From 10:28 a.m. to 12:30 p.m. UTC, we were alerted to multiple customer sites and services being down. We immediately began to investigate the root cause. We determined the root cause to be one DB server that was not reachable due to the loss of persistent storage.

Our engineering team continuously worked on finding ways to resolve the issues. The number of down sites started to decrease as a result, and all sites and services were restored by 5:00 p.m. UTC.

We have identified some improvements that will help us detect similar issues in the future.

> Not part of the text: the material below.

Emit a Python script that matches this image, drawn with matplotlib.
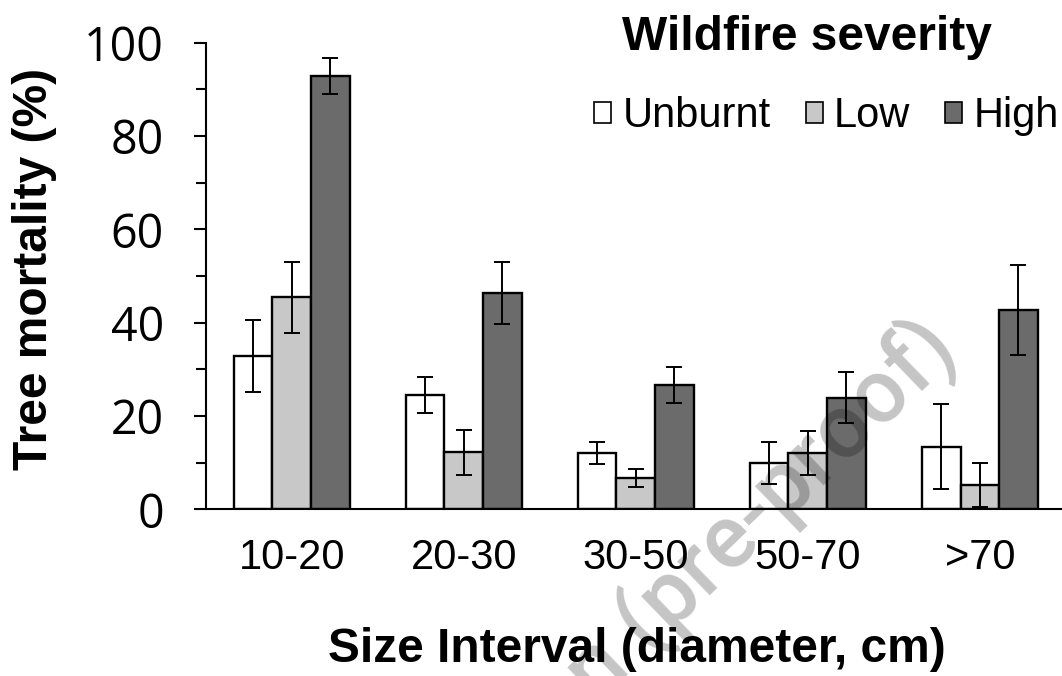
import matplotlib
matplotlib.use('Agg')
import matplotlib.pyplot as plt
from matplotlib.patches import Patch
import numpy as np

# values (tree mortality %, +/- error)
size_classes = ['10-20', '20-30', '30-50', '50-70', '>70']
severities = ['Unburnt', 'Low', 'High']
unburnt = [32.8, 24.5, 12.1, 9.9, 13.4]
unburnt_err = [7.7, 3.8, 2.4, 4.5, 9.1]
low = [45.4, 12.2, 6.7, 12.1, 5.2]
low_err = [7.7, 4.8, 1.9, 4.7, 4.8]
high = [92.9, 46.4, 26.7, 23.9, 42.7]
high_err = [3.8, 6.6, 3.9, 5.5, 9.7]

colors = ['#ffffff', '#c8c8c8', '#6b6b6b']
arial = 'Liberation Sans'

fig = plt.figure(figsize=(10.62, 6.76), dpi=100)
ax = fig.add_axes([0.1937, 0.2466, 0.8063, 0.6902])

x = np.arange(len(size_classes))
w = 0.224
series = [(unburnt, unburnt_err), (low, low_err), (high, high_err)]
for i, (vals, errs) in enumerate(series):
    ax.bar(x + (i - 1) * w, vals, w, yerr=errs, color=colors[i],
           edgecolor='black', linewidth=1.7, capsize=6,
           error_kw=dict(elinewidth=1.4, capthick=1.4, ecolor='black'),
           zorder=2)

ax.set_xlim(-0.5, 4.478)
ax.set_ylim(0, 100)
ax.set_yticks(range(0, 101, 20))
ax.set_yticks(range(10, 100, 20), minor=True)
ax.set_xticks(x)
ax.set_xticklabels(size_classes, fontfamily=arial, fontsize=30)
for lab in ax.get_yticklabels():
    lab.set_fontfamily('Open Sans')
    lab.set_fontsize(33.5)
ax.tick_params(axis='y', which='major', length=9, width=1.5, pad=21)
ax.tick_params(axis='y', which='minor', length=7, width=1.5)
ax.tick_params(axis='x', length=0, pad=21)

for s in ['top', 'right']:
    ax.spines[s].set_visible(False)
ax.spines['left'].set_linewidth(1.5)
ax.spines['bottom'].set_linewidth(1.5)

ax.set_xlabel('Size Interval (diameter, cm)', fontfamily=arial,
              fontweight='bold', fontsize=34.5)
ax.xaxis.set_label_coords(0.504, -0.252)
ax.set_ylabel('Tree mortality (%)', fontfamily=arial,
              fontweight='bold', fontsize=34.5)
ax.yaxis.set_label_coords(-0.174, 0.515)

handles = [Patch(facecolor=c, edgecolor='black', linewidth=1.2) for c in colors]
# trailing spaces nudge the centred title a little to the left, as in the original
leg = ax.legend(handles, severities, ncol=3, loc='upper right',
                bbox_to_anchor=(0.997, 0.978), bbox_transform=fig.transFigure,
                frameon=False, title='Wildfire severity   ',
                title_fontproperties=dict(family=arial, weight='bold', size=34.5),
                prop=dict(family=arial, size=30),
                handlelength=0.41, handleheight=0.41, handletextpad=0.27,
                columnspacing=0.84, borderpad=0, borderaxespad=0,
                labelspacing=0.87)

# faint watermark across the plot
fig.text(0.888, 0.505, 'ion (pre-proof)', fontfamily='Roboto', fontsize=64,
         fontweight='medium', color='black', alpha=0.23, rotation=44,
         rotation_mode='anchor', ha='right', va='center', zorder=5)

fig.savefig('out.png', dpi=100)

Posted May 12, 2022 - 13:59 PDT

Resolved
This incident has been resolved.
Posted May 06, 2022 - 10:00 PDT
Update
We are continuing to monitor for any further issues.
Posted May 06, 2022 - 08:32 PDT
Update
We are continuing to monitor for any further issues.
Posted May 06, 2022 - 07:44 PDT
Update
We are continuing to monitor for any further issues.
Posted May 06, 2022 - 06:57 PDT
Update
We are continuing to monitor for any further issues.
Posted May 06, 2022 - 06:09 PDT
Monitoring
A fix has been implemented and we are monitoring the results.
Posted May 06, 2022 - 05:37 PDT
Update
We are continuing to work on a fix for this issue.
Posted May 06, 2022 - 04:50 PDT
Identified
The issue has been identified and a fix is being implemented.
Posted May 06, 2022 - 04:12 PDT
Investigating
We are addressing an infrastructure failure that is affecting customer sites.
Posted May 06, 2022 - 03:47 PDT
This incident affected: Customer Sites.